> **Records shown**:
========================================

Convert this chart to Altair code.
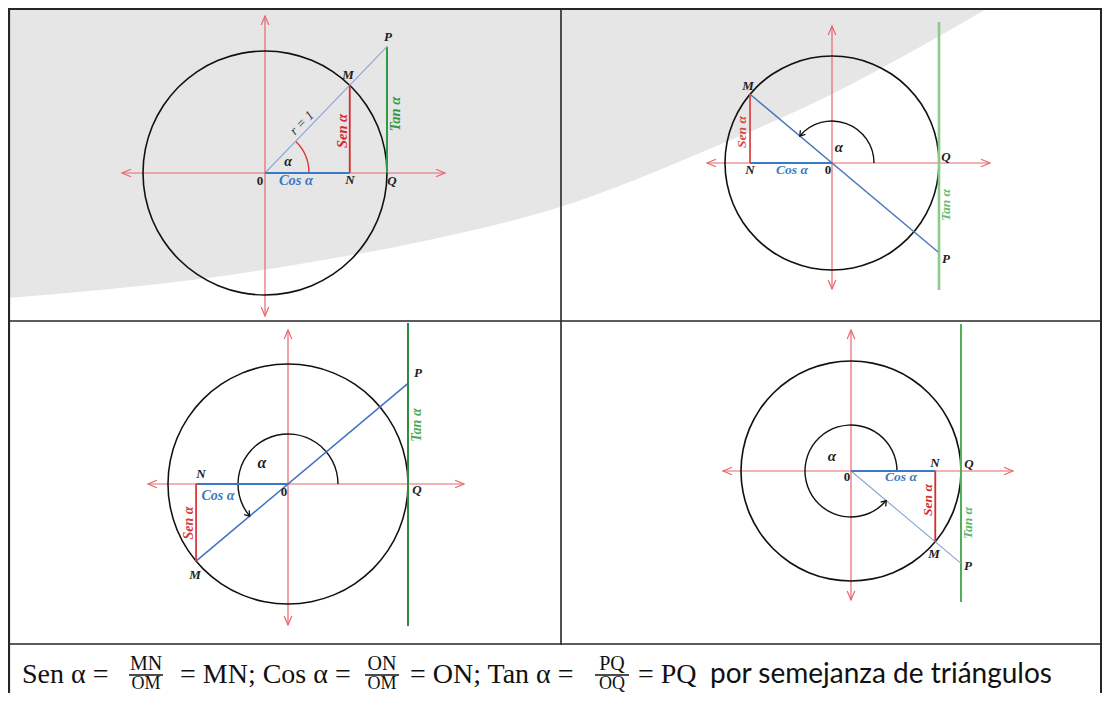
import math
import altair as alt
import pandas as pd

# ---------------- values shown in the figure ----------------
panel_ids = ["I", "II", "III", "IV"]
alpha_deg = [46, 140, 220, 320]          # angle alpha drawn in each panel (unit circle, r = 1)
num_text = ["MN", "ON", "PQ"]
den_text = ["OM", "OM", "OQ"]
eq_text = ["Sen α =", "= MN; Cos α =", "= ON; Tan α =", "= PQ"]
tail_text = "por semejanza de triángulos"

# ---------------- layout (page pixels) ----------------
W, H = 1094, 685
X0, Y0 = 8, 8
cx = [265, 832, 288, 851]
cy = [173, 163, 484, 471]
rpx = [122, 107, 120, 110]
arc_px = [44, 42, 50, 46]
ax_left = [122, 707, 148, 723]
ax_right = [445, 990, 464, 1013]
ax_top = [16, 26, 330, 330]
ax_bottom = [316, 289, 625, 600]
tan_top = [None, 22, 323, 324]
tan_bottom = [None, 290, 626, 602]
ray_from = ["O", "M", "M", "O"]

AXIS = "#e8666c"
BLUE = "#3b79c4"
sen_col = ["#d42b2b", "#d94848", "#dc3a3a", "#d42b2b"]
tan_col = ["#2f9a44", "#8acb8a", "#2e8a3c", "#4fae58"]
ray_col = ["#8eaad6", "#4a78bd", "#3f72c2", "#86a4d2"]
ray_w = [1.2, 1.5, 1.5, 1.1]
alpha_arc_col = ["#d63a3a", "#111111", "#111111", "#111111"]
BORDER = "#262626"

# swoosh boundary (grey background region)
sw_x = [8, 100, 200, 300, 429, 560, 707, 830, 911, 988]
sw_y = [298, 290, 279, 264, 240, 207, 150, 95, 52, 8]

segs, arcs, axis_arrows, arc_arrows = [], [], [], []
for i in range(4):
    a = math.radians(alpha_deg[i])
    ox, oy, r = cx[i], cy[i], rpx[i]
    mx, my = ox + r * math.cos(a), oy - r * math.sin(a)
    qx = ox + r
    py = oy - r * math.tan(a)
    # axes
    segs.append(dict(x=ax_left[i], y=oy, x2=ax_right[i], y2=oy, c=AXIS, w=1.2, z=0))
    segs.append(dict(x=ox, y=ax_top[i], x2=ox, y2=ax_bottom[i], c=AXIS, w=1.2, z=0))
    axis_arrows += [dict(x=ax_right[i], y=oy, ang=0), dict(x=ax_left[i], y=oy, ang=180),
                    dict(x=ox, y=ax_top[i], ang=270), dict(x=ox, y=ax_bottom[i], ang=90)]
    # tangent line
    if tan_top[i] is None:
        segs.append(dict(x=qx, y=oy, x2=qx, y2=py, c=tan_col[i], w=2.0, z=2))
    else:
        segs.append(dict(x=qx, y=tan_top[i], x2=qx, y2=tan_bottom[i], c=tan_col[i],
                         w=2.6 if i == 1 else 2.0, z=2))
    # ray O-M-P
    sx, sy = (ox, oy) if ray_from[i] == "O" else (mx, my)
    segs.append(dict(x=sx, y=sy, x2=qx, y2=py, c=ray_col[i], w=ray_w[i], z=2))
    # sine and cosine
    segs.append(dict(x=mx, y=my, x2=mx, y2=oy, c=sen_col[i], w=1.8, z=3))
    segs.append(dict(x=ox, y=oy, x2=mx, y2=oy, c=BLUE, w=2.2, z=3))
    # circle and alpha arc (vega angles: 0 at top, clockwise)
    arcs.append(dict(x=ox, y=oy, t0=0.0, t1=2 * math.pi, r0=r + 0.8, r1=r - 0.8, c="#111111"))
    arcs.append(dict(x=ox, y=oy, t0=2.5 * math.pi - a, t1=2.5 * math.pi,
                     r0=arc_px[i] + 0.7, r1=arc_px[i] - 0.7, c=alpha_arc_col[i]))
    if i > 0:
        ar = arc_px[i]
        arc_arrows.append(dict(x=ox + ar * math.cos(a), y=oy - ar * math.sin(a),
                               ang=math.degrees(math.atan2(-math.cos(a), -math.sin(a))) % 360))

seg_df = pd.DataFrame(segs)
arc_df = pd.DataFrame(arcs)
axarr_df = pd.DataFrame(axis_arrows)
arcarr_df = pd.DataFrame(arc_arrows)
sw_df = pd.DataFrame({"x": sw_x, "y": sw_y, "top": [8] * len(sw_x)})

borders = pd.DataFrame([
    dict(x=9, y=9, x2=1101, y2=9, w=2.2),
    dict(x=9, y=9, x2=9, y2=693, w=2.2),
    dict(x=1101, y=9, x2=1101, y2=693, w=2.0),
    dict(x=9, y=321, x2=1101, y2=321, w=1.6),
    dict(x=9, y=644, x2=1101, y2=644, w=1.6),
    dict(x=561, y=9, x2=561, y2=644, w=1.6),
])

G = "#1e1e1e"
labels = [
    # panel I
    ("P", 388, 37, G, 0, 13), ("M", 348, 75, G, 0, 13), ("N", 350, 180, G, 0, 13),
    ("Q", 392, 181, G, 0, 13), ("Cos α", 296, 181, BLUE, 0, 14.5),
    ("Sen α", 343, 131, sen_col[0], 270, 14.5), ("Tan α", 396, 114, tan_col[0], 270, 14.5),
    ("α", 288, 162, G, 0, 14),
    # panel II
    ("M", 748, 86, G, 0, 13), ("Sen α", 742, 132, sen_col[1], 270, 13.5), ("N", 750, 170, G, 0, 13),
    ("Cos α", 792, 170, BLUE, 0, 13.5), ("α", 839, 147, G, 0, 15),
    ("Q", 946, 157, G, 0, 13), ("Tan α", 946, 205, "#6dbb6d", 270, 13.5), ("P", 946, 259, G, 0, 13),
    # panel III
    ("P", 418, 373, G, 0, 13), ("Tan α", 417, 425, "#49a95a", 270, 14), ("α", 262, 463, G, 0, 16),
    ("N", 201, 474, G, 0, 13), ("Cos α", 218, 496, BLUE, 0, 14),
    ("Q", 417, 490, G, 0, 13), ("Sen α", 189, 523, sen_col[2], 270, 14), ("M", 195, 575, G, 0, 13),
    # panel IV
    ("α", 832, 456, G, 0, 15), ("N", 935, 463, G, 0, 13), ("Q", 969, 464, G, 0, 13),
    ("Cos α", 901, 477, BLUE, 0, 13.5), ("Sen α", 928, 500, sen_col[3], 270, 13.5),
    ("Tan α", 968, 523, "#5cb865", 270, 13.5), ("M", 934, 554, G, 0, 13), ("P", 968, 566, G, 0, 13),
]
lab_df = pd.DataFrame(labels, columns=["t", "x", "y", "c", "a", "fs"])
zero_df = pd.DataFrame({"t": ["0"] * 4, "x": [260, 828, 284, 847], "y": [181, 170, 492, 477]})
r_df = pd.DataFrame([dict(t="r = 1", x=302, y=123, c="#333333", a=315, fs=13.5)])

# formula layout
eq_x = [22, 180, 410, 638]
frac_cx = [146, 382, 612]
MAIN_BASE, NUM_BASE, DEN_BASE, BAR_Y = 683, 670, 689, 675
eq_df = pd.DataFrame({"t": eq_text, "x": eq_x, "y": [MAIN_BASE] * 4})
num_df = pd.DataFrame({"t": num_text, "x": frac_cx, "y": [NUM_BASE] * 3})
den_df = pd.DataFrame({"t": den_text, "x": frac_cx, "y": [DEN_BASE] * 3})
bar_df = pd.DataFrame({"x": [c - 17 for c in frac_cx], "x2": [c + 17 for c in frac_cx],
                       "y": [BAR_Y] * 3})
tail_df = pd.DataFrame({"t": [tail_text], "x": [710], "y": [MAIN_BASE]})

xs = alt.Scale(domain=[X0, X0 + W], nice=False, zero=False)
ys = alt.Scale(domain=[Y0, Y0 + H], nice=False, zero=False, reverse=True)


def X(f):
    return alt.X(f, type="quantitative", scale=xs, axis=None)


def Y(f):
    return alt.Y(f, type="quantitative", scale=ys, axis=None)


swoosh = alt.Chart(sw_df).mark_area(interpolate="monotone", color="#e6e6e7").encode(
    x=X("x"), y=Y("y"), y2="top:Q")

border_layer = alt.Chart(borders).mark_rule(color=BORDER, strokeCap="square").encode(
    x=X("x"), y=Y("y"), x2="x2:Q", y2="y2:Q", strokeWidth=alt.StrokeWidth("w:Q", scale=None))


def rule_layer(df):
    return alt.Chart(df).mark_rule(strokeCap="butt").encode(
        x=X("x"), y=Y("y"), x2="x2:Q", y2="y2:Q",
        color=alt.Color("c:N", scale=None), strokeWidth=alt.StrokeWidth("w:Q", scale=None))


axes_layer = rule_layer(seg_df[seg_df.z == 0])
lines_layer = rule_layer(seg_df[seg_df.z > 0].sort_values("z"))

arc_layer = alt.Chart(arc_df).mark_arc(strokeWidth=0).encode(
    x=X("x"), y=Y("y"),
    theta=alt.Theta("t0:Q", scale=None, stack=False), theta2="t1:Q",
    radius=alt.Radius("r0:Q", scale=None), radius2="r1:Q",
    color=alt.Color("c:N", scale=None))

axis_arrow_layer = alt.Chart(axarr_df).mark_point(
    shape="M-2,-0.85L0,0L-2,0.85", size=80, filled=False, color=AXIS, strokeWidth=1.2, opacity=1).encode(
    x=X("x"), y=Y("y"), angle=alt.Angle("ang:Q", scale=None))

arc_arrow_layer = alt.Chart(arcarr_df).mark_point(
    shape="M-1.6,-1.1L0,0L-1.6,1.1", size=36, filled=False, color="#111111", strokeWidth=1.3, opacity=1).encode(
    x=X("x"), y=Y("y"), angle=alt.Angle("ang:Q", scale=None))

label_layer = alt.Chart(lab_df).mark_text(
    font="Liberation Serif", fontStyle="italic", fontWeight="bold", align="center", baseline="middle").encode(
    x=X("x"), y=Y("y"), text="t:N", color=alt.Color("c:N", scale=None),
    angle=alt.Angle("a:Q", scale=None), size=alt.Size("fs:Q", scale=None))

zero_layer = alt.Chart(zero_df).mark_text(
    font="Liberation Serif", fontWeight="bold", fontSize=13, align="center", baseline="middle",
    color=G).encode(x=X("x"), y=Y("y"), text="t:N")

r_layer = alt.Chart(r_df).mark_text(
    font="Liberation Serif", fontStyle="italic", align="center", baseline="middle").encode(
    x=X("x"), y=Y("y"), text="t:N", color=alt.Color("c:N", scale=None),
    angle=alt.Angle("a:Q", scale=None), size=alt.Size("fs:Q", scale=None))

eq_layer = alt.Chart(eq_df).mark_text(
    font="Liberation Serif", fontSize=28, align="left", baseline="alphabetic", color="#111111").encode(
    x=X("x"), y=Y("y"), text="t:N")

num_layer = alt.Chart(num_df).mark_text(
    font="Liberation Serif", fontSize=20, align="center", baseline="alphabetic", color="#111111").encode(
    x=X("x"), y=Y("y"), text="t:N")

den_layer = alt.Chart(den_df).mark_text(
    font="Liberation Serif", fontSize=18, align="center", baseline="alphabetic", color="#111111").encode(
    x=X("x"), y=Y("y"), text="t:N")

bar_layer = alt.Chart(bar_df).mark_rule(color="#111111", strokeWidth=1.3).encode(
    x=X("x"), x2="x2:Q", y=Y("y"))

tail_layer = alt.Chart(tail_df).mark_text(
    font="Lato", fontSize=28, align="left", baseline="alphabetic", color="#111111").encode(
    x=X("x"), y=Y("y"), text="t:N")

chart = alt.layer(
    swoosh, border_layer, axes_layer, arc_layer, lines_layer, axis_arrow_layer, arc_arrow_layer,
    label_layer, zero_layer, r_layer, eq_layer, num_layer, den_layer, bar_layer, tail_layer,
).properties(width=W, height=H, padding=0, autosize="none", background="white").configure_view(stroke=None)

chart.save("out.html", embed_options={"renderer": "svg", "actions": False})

========================================

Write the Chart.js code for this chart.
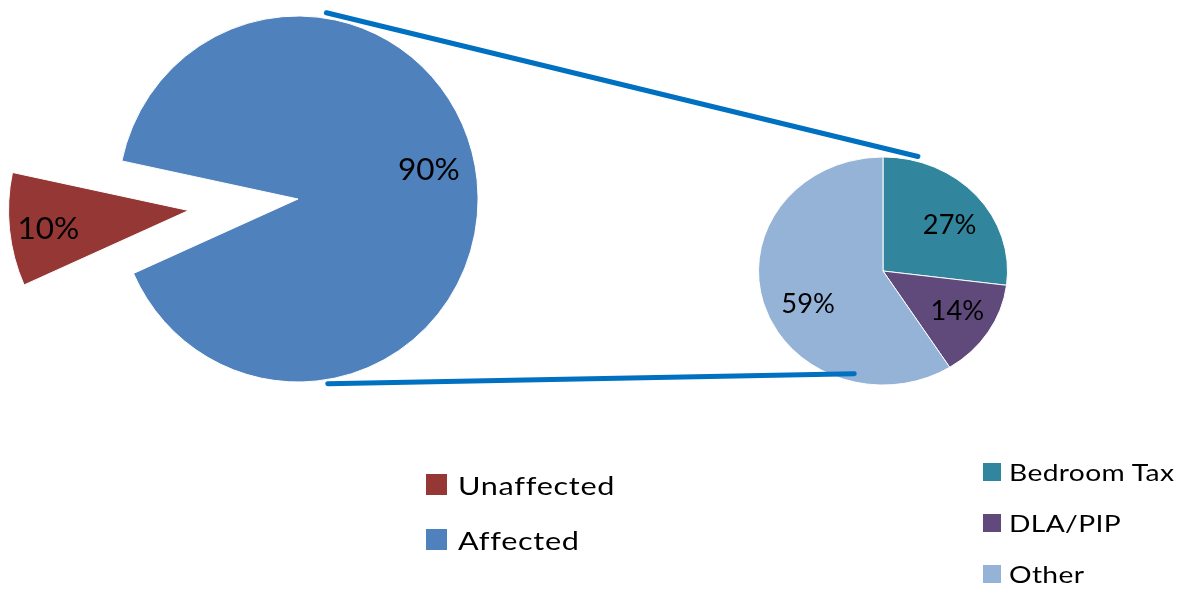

========================================

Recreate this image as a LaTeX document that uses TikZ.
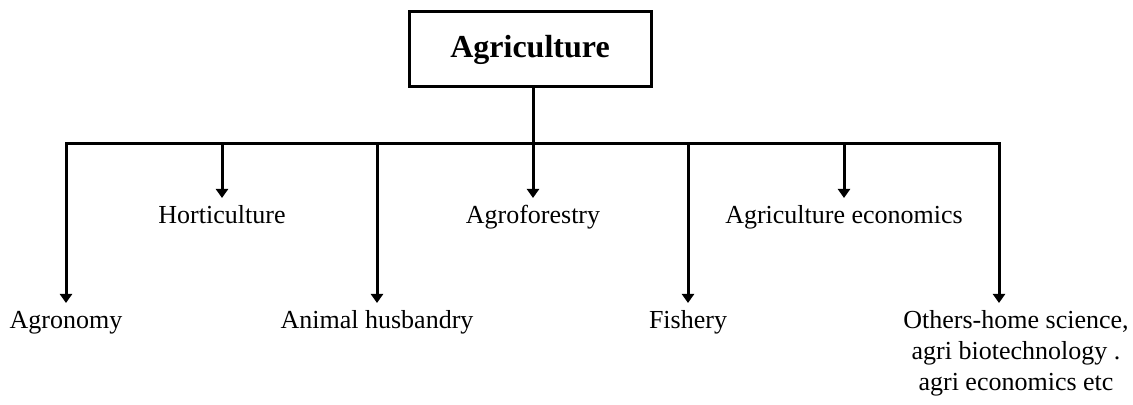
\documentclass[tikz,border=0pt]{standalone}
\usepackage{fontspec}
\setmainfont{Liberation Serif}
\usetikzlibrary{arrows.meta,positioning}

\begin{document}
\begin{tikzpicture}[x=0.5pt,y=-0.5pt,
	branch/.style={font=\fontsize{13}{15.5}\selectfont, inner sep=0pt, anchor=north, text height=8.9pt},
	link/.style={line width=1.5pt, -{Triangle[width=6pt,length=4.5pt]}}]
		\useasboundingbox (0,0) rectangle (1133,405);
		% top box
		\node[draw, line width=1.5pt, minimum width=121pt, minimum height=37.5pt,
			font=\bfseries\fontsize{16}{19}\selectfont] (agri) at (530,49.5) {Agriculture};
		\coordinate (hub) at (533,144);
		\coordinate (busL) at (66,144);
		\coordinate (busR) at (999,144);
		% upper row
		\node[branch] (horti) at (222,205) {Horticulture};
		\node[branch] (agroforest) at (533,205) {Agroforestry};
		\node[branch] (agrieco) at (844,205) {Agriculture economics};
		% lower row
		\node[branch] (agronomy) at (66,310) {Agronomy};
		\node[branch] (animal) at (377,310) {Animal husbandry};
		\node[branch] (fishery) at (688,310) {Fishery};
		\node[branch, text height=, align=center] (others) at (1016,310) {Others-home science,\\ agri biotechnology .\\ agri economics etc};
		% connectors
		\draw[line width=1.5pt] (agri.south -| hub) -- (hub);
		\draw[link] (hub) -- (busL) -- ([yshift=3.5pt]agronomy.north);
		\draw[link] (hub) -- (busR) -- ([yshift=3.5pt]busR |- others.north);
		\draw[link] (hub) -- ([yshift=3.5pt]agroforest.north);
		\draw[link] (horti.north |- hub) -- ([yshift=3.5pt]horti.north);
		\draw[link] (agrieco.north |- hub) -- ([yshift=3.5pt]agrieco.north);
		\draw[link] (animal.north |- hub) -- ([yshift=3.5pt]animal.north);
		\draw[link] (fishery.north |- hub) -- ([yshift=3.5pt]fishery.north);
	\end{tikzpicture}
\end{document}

========================================

> **Directions for this task**: From the records above, give again only the part that opens with the line containing "Convert this chart to Altair code." and closes with the line containing "150, 95, 52, 8]". Keep both ends but drop the pictures.

> **Complete output**:
Convert this chart to Altair code.
import math
import altair as alt
import pandas as pd

# ---------------- values shown in the figure ----------------
panel_ids = ["I", "II", "III", "IV"]
alpha_deg = [46, 140, 220, 320]          # angle alpha drawn in each panel (unit circle, r = 1)
num_text = ["MN", "ON", "PQ"]
den_text = ["OM", "OM", "OQ"]
eq_text = ["Sen α =", "= MN; Cos α =", "= ON; Tan α =", "= PQ"]
tail_text = "por semejanza de triángulos"

# ---------------- layout (page pixels) ----------------
W, H = 1094, 685
X0, Y0 = 8, 8
cx = [265, 832, 288, 851]
cy = [173, 163, 484, 471]
rpx = [122, 107, 120, 110]
arc_px = [44, 42, 50, 46]
ax_left = [122, 707, 148, 723]
ax_right = [445, 990, 464, 1013]
ax_top = [16, 26, 330, 330]
ax_bottom = [316, 289, 625, 600]
tan_top = [None, 22, 323, 324]
tan_bottom = [None, 290, 626, 602]
ray_from = ["O", "M", "M", "O"]

AXIS = "#e8666c"
BLUE = "#3b79c4"
sen_col = ["#d42b2b", "#d94848", "#dc3a3a", "#d42b2b"]
tan_col = ["#2f9a44", "#8acb8a", "#2e8a3c", "#4fae58"]
ray_col = ["#8eaad6", "#4a78bd", "#3f72c2", "#86a4d2"]
ray_w = [1.2, 1.5, 1.5, 1.1]
alpha_arc_col = ["#d63a3a", "#111111", "#111111", "#111111"]
BORDER = "#262626"

# swoosh boundary (grey background region)
sw_x = [8, 100, 200, 300, 429, 560, 707, 830, 911, 988]
sw_y = [298, 290, 279, 264, 240, 207, 150, 95, 52, 8]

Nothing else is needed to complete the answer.